Böylece, ay sıcak şimdi gidilmez, yürünmez bahanesini elemeye çalışıyorum.
Bu yaz küresel ısınmayı iliklerimizde hissettik, hayatı sürdürmek için yollar bulmalı, çareler üretmeli...




Bostancı meydanı, yeni açılan Parseller metrosunun vapur ve motor iskeleleri ile Marmaray bağlantıları  tamamlanamadan açıldığı için oldukça kullanışsız haldeydi.
Kaldı ki, üç dört senedir metro yapımı esnasında meydan diye bir şey kalmamıştı, birbirine giren yollarla ortam tam dandini haldeydi., trafik zor akıyordu, zaman zaman hiç akmıyordu.

Bir süre önce meydanın tamamlandığını duydum, ancak sahil yürüyüşlerimi Bostancı'ya kadar uzatmadığım  ve de adaya son gittiğimde arkadan motor iskelesine inip, geri dönüverdiğim için meydanın tamamlanmış halini görememiştim.
Meydanda Ediz Hun'un yetiştirdiği kaktüslerle bir kaktüs müzesi açıldığını duymak merakımı ayrıca çekmişti. Ediz Hun'un adadaki evinin bahçesinde kaktüs yetiştirdiğini zaman zaman paylaştığı fotoğraf ve videolardan dolayı biliyordum.
Bu yapıya bağışladığı kaktüsler, yeni yapıda biraz seyrek görünse de, eminim zaman içinde serpilip çoğalacaklar, zira yapı camdan ve kaktüslerin sevdiği gibi gayet sıcak.

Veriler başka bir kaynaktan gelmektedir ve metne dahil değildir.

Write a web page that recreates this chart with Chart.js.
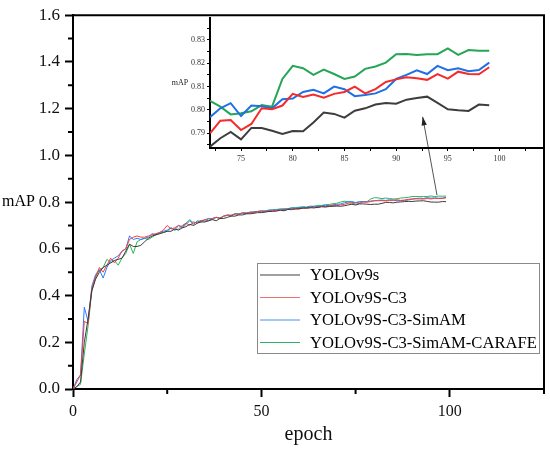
<!DOCTYPE html>
<html>
<head>
<meta charset="utf-8">
<script src="https://cdn.jsdelivr.net/npm/chart.js@4.4.1/dist/chart.umd.min.js"></script>
<style>
    html, body { margin: 0; padding: 0; background: #fff; }
    #wrap { position: relative; width: 550px; height: 449px; }
    #main { position: absolute; left: 0; top: 0; }
    #inset { position: absolute; left: 160px; top: 0; }
</style>
</head>
<body>
<div id="wrap">
    <canvas id="main" width="550" height="449" style="width:550px;height:449px"></canvas>
    <canvas id="inset" width="390" height="175" style="width:390px;height:175px"></canvas>
</div>
<script>
// epochs 0..99
const epochs = [];
for (let i = 0; i < 100; i++) epochs.push(i);

const seriesNames = ["YOLOv9s", "YOLOv9S-C3", "YOLOv9S-C3-SimAM", "YOLOv9S-C3-SimAM-CARAFE"];

const yolov9s = [
    0.00, 0.01, 0.03, 0.20, 0.30, 0.42, 0.47, 0.50, 0.52, 0.53,
    0.54, 0.55, 0.555, 0.56, 0.59, 0.62, 0.61, 0.61, 0.615, 0.63,
    0.645, 0.655, 0.66, 0.665, 0.67, 0.675, 0.675, 0.685, 0.68, 0.69,
    0.695, 0.705, 0.70, 0.71, 0.715, 0.715, 0.72, 0.725, 0.72, 0.73,
    0.73, 0.735, 0.74, 0.74, 0.745, 0.745, 0.75, 0.75, 0.752, 0.755,
    0.755, 0.757, 0.76, 0.76, 0.762, 0.765, 0.763, 0.768, 0.77, 0.77,
    0.772, 0.774, 0.775, 0.776, 0.775, 0.778, 0.78, 0.779, 0.781, 0.782,
    0.783, 0.782,
    0.7843, 0.7879, 0.7906, 0.7874, 0.7923, 0.7923, 0.7911, 0.7897, 0.791, 0.7909,
    0.7946, 0.7989, 0.7983, 0.7967, 0.7997, 0.8007, 0.8023, 0.803, 0.8027, 0.8044,
    0.8051, 0.8057, 0.803, 0.8003, 0.7999, 0.7996, 0.8023, 0.802
];

const yolov9sC3 = [
    0.00, 0.03, 0.06, 0.29, 0.28, 0.43, 0.48, 0.52, 0.50, 0.53,
    0.56, 0.54, 0.56, 0.59, 0.60, 0.64, 0.65, 0.655, 0.65, 0.65,
    0.655, 0.66, 0.665, 0.67, 0.68, 0.70, 0.685, 0.69, 0.70, 0.695,
    0.71, 0.70, 0.715, 0.71, 0.72, 0.725, 0.72, 0.73, 0.735, 0.73,
    0.74, 0.745, 0.74, 0.75, 0.748, 0.752, 0.75, 0.758, 0.755, 0.76,
    0.758, 0.762, 0.76, 0.765, 0.762, 0.768, 0.765, 0.77, 0.767, 0.772,
    0.77, 0.775, 0.773, 0.776, 0.779, 0.776, 0.782, 0.78, 0.784, 0.786,
    0.785, 0.788,
    0.79, 0.7954, 0.7957, 0.7914, 0.794, 0.8007, 0.8003, 0.8019, 0.8069, 0.8056,
    0.8066, 0.8053, 0.8069, 0.8077, 0.81, 0.8071, 0.8089, 0.812, 0.8131, 0.814,
    0.8136, 0.8129, 0.8154, 0.8134, 0.8164, 0.8154, 0.8153, 0.8183
];

const yolov9sC3SimAM = [
    0.00, 0.04, 0.06, 0.35, 0.29, 0.44, 0.49, 0.51, 0.475, 0.52,
    0.55, 0.56, 0.57, 0.59, 0.60, 0.655, 0.64, 0.645, 0.64, 0.645,
    0.65, 0.665, 0.66, 0.67, 0.675, 0.68, 0.69, 0.68, 0.70, 0.69,
    0.705, 0.72, 0.705, 0.72, 0.715, 0.725, 0.73, 0.725, 0.735, 0.73,
    0.74, 0.745, 0.742, 0.75, 0.748, 0.755, 0.752, 0.756, 0.758, 0.76,
    0.762, 0.76, 0.765, 0.767, 0.766, 0.77, 0.768, 0.772, 0.775, 0.773,
    0.776, 0.778, 0.777, 0.78, 0.782, 0.781, 0.784, 0.786, 0.785, 0.788,
    0.79, 0.792,
    0.7969, 0.8007, 0.8029, 0.7974, 0.8019, 0.8016, 0.8007, 0.8046, 0.8049, 0.8077,
    0.8086, 0.8071, 0.81, 0.8089, 0.8059, 0.8064, 0.8071, 0.8089, 0.8133, 0.815,
    0.817, 0.8154, 0.8189, 0.817, 0.8179, 0.8166, 0.8171, 0.8203
];

const yolov9sC3SimAMCarafe = [
    0.00, 0.01, 0.02, 0.15, 0.27, 0.42, 0.48, 0.51, 0.52, 0.555,
    0.54, 0.55, 0.53, 0.56, 0.58, 0.62, 0.58, 0.63, 0.64, 0.645,
    0.64, 0.65, 0.66, 0.665, 0.67, 0.675, 0.69, 0.68, 0.685, 0.70,
    0.71, 0.725, 0.71, 0.715, 0.722, 0.718, 0.728, 0.73, 0.734, 0.733,
    0.74, 0.743, 0.745, 0.749, 0.75, 0.753, 0.755, 0.754, 0.759, 0.76,
    0.763, 0.762, 0.766, 0.765, 0.769, 0.77, 0.772, 0.771, 0.775, 0.777,
    0.778, 0.78, 0.779, 0.783, 0.782, 0.786, 0.786, 0.789, 0.79, 0.793,
    0.795, 0.80,
    0.8039, 0.8014, 0.7981, 0.7986, 0.7994, 0.8021, 0.8014, 0.8133, 0.8189, 0.8179,
    0.815, 0.8173, 0.8154, 0.8133, 0.8143, 0.8176, 0.8186, 0.8203, 0.8239, 0.824,
    0.8236, 0.8239, 0.8239, 0.8264, 0.8236, 0.8257, 0.8254, 0.8254
];

const seriesValues = [yolov9s, yolov9sC3, yolov9sC3SimAM, yolov9sC3SimAMCarafe];

const mainColors = ["#3c3c3c", "#ff3b3b", "#2a7cff", "#2fb35a"];
const insetColors = ["#3d3d3d", "#f52a2a", "#1f6fe5", "#25a555"];
const legendColors = ["#404040", "#f07070", "#4d8ef0", "#2db060"];

// axis decoration
const yMinorTicks = [0.1, 0.3, 0.5, 0.7, 0.9, 1.1, 1.3, 1.5];
const xMinorTicks = [25, 75, 125];
const insetFrom = 72;

const serif = "'Liberation Serif', 'Times New Roman', serif";

function toPoints(values) {
    return epochs.map((e, i) => ({ x: e, y: values[i] }));
}

const mainDecor = {
    id: "mainDecor",
    afterDraw(chart) {
        const { ctx, chartArea: a, scales: { x, y } } = chart;
        ctx.save();

        // box top / right
        ctx.strokeStyle = "#000";
        ctx.lineWidth = 2;
        ctx.beginPath();
        ctx.moveTo(a.left - 1, a.top);
        ctx.lineTo(a.right, a.top);
        ctx.lineTo(a.right, a.bottom + 1);
        ctx.stroke();

        // minor ticks
        ctx.beginPath();
        yMinorTicks.forEach(v => {
            const py = y.getPixelForValue(v);
            ctx.moveTo(a.left - 5, py);
            ctx.lineTo(a.left, py);
        });
        xMinorTicks.forEach(v => {
            const px = x.getPixelForValue(v);
            ctx.moveTo(px, a.bottom);
            ctx.lineTo(px, a.bottom + 5);
        });
        ctx.stroke();

        // y title, horizontal
        ctx.fillStyle = "#000";
        ctx.font = `16px ${serif}`;
        ctx.textAlign = "left";
        ctx.textBaseline = "middle";
        ctx.fillText("mAP", 2, y.getPixelForValue(0.8));

        // legend
        const lx = 257, ly = 263, lw = 282, lh = 90;
        ctx.strokeStyle = "#8a8a8a";
        ctx.lineWidth = 1;
        ctx.strokeRect(lx + 0.5, ly + 0.5, lw, lh);
        ctx.font = `16.6px ${serif}`;
        chart.data.datasets.forEach((ds, i) => {
            const ry = 275 + i * 22.5;
            ctx.strokeStyle = legendColors[i];
            ctx.lineWidth = 1;
            ctx.beginPath();
            ctx.moveTo(260, ry);
            ctx.lineTo(300, ry);
            ctx.stroke();
            ctx.fillStyle = "#000";
            ctx.fillText(ds.label, 310, ry + 1);
        });

        // arrow pointing into the zoomed view
        const x0 = x.getPixelForValue(96.6), y0 = y.getPixelForValue(0.83);
        const x1 = x.getPixelForValue(92.8), y1 = y.getPixelForValue(1.165);
        const ang = Math.atan2(y1 - y0, x1 - x0);
        ctx.strokeStyle = "#555";
        ctx.fillStyle = "#222";
        ctx.lineWidth = 1;
        ctx.beginPath();
        ctx.moveTo(x0, y0);
        ctx.lineTo(x1, y1);
        ctx.stroke();
        ctx.beginPath();
        ctx.moveTo(x1, y1);
        ctx.lineTo(x1 - 9 * Math.cos(ang - 0.3), y1 - 9 * Math.sin(ang - 0.3));
        ctx.lineTo(x1 - 9 * Math.cos(ang + 0.3), y1 - 9 * Math.sin(ang + 0.3));
        ctx.closePath();
        ctx.fill();

        ctx.restore();
    }
};

const insetDecor = {
    id: "insetDecor",
    afterDraw(chart) {
        const { ctx, scales: { y } } = chart;
        ctx.save();
        ctx.fillStyle = "#222";
        ctx.font = `8px ${serif}`;
        ctx.textAlign = "center";
        ctx.textBaseline = "middle";
        ctx.fillText("mAP", 20, y.getPixelForValue((y.min + y.max) / 2));
        ctx.restore();
    }
};

new Chart(document.getElementById("main").getContext("2d"), {
    type: "line",
    data: {
        datasets: seriesNames.map((name, k) => ({
            label: name,
            data: toPoints(seriesValues[k]),
            borderColor: mainColors[k],
            borderWidth: 1,
            pointRadius: 0,
            tension: 0
        }))
    },
    options: {
        responsive: false,
        animation: false,
        layout: { padding: { top: 10, right: 6, left: 0, bottom: 0 } },
        plugins: { legend: { display: false }, tooltip: { enabled: false } },
        scales: {
            x: {
                type: "linear",
                min: 0,
                max: 125,
                ticks: {
                    stepSize: 50,
                    includeBounds: false,
                    autoSkip: false,
                    maxRotation: 0,
                    color: "#111",
                    padding: 5,
                    font: { family: serif, size: 16 },
                    callback: v => String(v)
                },
                grid: { drawOnChartArea: false, tickLength: 8, tickColor: "#000", tickWidth: 2 },
                border: { color: "#000", width: 2 },
                title: {
                    display: true,
                    text: "epoch",
                    color: "#111",
                    font: { family: serif, size: 20 },
                    padding: { top: 0, bottom: 2 }
                },
                afterFit: s => { s.height = 60; }
            },
            y: {
                min: 0,
                max: 1.6,
                ticks: {
                    stepSize: 0.2,
                    color: "#111",
                    padding: 5,
                    font: { family: serif, size: 17 },
                    callback: v => v.toFixed(1)
                },
                grid: { drawOnChartArea: false, tickLength: 8, tickColor: "#000", tickWidth: 2 },
                border: { color: "#000", width: 2 },
                afterFit: s => { s.width = 73; }
            }
        }
    },
    plugins: [mainDecor]
});

new Chart(document.getElementById("inset").getContext("2d"), {
    type: "line",
    data: {
        datasets: seriesNames.map((name, k) => ({
            label: name,
            data: toPoints(seriesValues[k]).filter(p => p.x >= insetFrom),
            borderColor: insetColors[k],
            borderWidth: 2,
            pointRadius: 0,
            tension: 0
        }))
    },
    options: {
        responsive: false,
        animation: false,
        layout: { padding: { top: 18, right: 7, left: 0, bottom: 0 } },
        plugins: { legend: { display: false }, tooltip: { enabled: false } },
        scales: {
            x: {
                type: "linear",
                min: 72,
                max: 104.2,
                ticks: {
                    stepSize: 2.5,
                    includeBounds: false,
                    autoSkip: false,
                    maxRotation: 0,
                    color: "#333",
                    padding: 3,
                    font: { family: serif, size: 8 },
                    callback: v => (v % 5 === 0 ? String(v) : "")
                },
                grid: { drawOnChartArea: false, tickLength: 3, tickColor: "#000", tickWidth: 1 },
                border: { color: "#000", width: 2 },
                afterFit: s => { s.height = 27; }
            },
            y: {
                min: 0.7837,
                max: 0.8394,
                ticks: {
                    stepSize: 0.005,
                    includeBounds: false,
                    autoSkip: false,
                    color: "#333",
                    padding: 2,
                    font: { family: serif, size: 8 },
                    callback: v => (Math.round(v * 1000) % 10 === 0 ? v.toFixed(2) : "")
                },
                grid: { drawOnChartArea: false, tickLength: 3, tickColor: "#000", tickWidth: 1 },
                border: { color: "#000", width: 2 },
                afterFit: s => { s.width = 50; }
            }
        }
    },
    plugins: [insetDecor]
});
</script>
</body>
</html>
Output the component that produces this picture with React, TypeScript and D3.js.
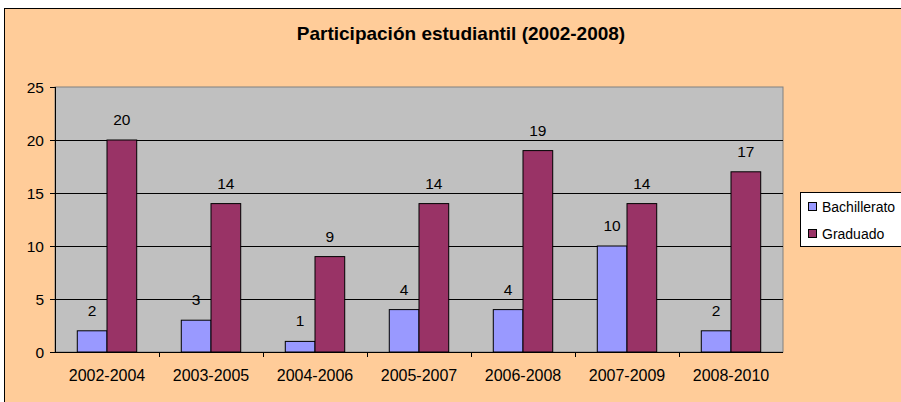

Kaktüs müzesi, meydanın metro çıkışı ile sahildeki iskeleler arasında düzenlenen geniş ve ağaçlık alanın ortasında bulunuyor.
O geniş alanın altı arabalar için katlı otopark olmuş. Alttaki metro ve otopark yapıları nedeniyle olsa gerek, eskisine göre yol bağlantıları ve alanın tümü biraz daha  yüksek kodda olmuş. 

Bizim eve yakın sayılacak minibüs yolu üzerindeki sondan bir önceki duraktan metroya bindim, Bostancı'da indim, sahile doğru parkın içinden geçtim, kaktüs müzesini gördüm, gezdim.
Marmaraya doğru yürüdüm, çıktığımdan farklı olan Bağdat Caddesi yönündeki kapıdan tekrar metroya indim ve de yine tek durak seyahat edip, mahallemize ulaştım.

Bu arada, metroda Sabiha Gökçen'e gitmek istediğini, doğru metronun bu mu olduğunu soran bir genç kıza nerede nasıl aktarma yapacağını anlatmak fırsatını da kaçırmadım.